**What to do:** Beneath this instruction is a block of data; output from it exactly the lines that run from the one containing "Recreate this image" through the one containing "wspace=0.091, hspace=0.158)", inclusive.

**Information provided:**
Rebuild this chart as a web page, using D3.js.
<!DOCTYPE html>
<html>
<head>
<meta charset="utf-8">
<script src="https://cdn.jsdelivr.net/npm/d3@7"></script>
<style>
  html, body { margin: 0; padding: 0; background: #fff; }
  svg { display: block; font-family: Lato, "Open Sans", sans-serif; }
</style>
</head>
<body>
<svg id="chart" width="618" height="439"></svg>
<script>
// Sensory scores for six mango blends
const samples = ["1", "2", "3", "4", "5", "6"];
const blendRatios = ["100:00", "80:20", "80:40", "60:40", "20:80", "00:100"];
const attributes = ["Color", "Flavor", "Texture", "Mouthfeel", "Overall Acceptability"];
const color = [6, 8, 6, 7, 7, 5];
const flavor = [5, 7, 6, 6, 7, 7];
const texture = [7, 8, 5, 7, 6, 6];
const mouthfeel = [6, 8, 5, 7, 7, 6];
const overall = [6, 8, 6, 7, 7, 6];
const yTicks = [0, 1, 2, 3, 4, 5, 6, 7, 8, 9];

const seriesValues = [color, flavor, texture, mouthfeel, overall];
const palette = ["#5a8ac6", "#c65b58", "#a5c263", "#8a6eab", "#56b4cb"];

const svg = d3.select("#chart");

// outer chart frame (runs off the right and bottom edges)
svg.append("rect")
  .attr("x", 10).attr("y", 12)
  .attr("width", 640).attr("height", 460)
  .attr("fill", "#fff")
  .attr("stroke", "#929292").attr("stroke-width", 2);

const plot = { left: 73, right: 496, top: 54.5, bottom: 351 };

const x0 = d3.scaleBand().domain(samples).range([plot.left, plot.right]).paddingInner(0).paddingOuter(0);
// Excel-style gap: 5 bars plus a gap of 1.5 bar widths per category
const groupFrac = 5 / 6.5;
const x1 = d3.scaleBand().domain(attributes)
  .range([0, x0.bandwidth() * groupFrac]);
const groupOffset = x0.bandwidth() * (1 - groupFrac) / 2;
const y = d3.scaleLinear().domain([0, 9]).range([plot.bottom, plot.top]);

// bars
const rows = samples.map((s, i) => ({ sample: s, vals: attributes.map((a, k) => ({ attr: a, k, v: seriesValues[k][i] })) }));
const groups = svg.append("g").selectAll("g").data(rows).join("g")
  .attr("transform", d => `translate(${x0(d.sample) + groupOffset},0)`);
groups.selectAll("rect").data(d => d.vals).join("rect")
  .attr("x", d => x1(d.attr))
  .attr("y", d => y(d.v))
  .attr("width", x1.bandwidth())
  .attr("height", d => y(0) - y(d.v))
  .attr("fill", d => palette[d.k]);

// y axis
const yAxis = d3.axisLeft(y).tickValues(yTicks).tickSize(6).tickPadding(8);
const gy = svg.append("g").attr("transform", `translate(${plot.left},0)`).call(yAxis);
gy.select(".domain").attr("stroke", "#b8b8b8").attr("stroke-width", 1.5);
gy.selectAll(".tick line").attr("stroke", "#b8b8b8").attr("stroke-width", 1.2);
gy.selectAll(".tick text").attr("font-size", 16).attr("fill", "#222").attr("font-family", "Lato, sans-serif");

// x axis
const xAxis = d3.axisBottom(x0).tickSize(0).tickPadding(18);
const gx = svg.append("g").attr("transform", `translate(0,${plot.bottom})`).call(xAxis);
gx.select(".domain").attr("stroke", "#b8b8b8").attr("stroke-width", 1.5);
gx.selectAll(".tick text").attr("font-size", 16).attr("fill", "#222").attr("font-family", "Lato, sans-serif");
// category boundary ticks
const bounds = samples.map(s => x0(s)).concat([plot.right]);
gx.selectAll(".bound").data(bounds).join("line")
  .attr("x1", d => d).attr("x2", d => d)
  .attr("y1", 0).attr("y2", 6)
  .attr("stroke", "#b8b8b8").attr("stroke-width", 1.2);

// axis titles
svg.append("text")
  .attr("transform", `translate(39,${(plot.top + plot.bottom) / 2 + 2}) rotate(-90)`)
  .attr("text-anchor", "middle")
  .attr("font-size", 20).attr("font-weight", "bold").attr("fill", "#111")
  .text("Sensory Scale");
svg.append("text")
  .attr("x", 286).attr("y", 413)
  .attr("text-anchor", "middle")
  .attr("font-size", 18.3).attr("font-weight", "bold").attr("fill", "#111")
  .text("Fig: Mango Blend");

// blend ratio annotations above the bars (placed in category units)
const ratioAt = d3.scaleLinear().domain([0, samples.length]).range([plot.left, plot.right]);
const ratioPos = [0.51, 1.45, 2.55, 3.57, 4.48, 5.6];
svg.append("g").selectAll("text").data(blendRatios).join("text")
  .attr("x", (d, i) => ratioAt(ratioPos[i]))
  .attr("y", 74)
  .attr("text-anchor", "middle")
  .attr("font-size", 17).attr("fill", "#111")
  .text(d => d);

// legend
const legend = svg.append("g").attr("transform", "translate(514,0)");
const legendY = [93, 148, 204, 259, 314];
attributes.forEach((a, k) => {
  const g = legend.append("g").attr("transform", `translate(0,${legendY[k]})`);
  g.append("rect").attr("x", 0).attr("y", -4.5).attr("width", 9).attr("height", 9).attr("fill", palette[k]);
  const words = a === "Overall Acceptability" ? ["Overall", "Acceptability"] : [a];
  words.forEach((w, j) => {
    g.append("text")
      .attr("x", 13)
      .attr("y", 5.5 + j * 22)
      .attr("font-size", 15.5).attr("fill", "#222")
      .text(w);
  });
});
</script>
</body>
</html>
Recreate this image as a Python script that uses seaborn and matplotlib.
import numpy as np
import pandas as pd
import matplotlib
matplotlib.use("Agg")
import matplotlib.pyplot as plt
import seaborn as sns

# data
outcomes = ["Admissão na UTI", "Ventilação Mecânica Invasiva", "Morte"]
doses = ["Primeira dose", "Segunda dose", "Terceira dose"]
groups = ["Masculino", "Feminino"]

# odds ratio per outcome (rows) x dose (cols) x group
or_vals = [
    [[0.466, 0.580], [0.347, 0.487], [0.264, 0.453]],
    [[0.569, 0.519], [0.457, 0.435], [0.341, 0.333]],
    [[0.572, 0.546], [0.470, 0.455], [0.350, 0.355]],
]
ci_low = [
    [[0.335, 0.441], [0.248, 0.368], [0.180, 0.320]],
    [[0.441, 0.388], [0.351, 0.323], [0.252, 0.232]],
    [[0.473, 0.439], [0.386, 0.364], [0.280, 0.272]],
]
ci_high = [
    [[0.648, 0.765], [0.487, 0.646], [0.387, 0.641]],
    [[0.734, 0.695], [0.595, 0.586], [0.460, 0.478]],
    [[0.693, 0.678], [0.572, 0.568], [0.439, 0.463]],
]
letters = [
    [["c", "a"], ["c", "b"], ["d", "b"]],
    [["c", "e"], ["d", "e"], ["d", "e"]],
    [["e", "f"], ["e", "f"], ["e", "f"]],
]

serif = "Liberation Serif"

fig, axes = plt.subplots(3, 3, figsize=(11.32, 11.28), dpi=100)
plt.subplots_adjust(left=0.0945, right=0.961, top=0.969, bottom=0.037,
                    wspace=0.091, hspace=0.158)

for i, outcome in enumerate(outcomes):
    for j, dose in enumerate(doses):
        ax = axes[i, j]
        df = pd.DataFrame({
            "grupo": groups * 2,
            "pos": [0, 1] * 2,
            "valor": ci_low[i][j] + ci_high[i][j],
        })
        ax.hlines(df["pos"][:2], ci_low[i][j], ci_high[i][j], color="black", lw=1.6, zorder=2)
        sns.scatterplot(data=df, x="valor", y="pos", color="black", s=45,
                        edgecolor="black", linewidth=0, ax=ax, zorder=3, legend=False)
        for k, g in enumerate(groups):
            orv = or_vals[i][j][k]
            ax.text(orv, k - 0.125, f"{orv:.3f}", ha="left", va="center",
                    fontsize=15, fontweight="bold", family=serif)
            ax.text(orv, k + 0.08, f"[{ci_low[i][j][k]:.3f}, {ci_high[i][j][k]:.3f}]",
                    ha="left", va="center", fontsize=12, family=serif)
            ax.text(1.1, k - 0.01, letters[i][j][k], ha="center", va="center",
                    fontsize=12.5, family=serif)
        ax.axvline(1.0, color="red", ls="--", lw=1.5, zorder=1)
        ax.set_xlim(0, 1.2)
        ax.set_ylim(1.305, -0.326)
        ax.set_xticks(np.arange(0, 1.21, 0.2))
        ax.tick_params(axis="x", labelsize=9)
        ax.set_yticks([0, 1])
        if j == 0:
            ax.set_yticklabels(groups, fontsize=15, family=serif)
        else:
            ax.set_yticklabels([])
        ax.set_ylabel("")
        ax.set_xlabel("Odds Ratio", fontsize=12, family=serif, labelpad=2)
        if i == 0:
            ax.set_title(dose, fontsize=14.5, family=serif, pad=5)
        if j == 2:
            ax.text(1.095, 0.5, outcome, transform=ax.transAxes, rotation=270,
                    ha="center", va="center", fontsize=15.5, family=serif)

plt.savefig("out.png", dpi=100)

**Answer:**
Recreate this image as a Python script that uses seaborn and matplotlib.
import numpy as np
import pandas as pd
import matplotlib
matplotlib.use("Agg")
import matplotlib.pyplot as plt
import seaborn as sns

# data
outcomes = ["Admissão na UTI", "Ventilação Mecânica Invasiva", "Morte"]
doses = ["Primeira dose", "Segunda dose", "Terceira dose"]
groups = ["Masculino", "Feminino"]

# odds ratio per outcome (rows) x dose (cols) x group
or_vals = [
    [[0.466, 0.580], [0.347, 0.487], [0.264, 0.453]],
    [[0.569, 0.519], [0.457, 0.435], [0.341, 0.333]],
    [[0.572, 0.546], [0.470, 0.455], [0.350, 0.355]],
]
ci_low = [
    [[0.335, 0.441], [0.248, 0.368], [0.180, 0.320]],
    [[0.441, 0.388], [0.351, 0.323], [0.252, 0.232]],
    [[0.473, 0.439], [0.386, 0.364], [0.280, 0.272]],
]
ci_high = [
    [[0.648, 0.765], [0.487, 0.646], [0.387, 0.641]],
    [[0.734, 0.695], [0.595, 0.586], [0.460, 0.478]],
    [[0.693, 0.678], [0.572, 0.568], [0.439, 0.463]],
]
letters = [
    [["c", "a"], ["c", "b"], ["d", "b"]],
    [["c", "e"], ["d", "e"], ["d", "e"]],
    [["e", "f"], ["e", "f"], ["e", "f"]],
]

serif = "Liberation Serif"

fig, axes = plt.subplots(3, 3, figsize=(11.32, 11.28), dpi=100)
plt.subplots_adjust(left=0.0945, right=0.961, top=0.969, bottom=0.037,
                    wspace=0.091, hspace=0.158)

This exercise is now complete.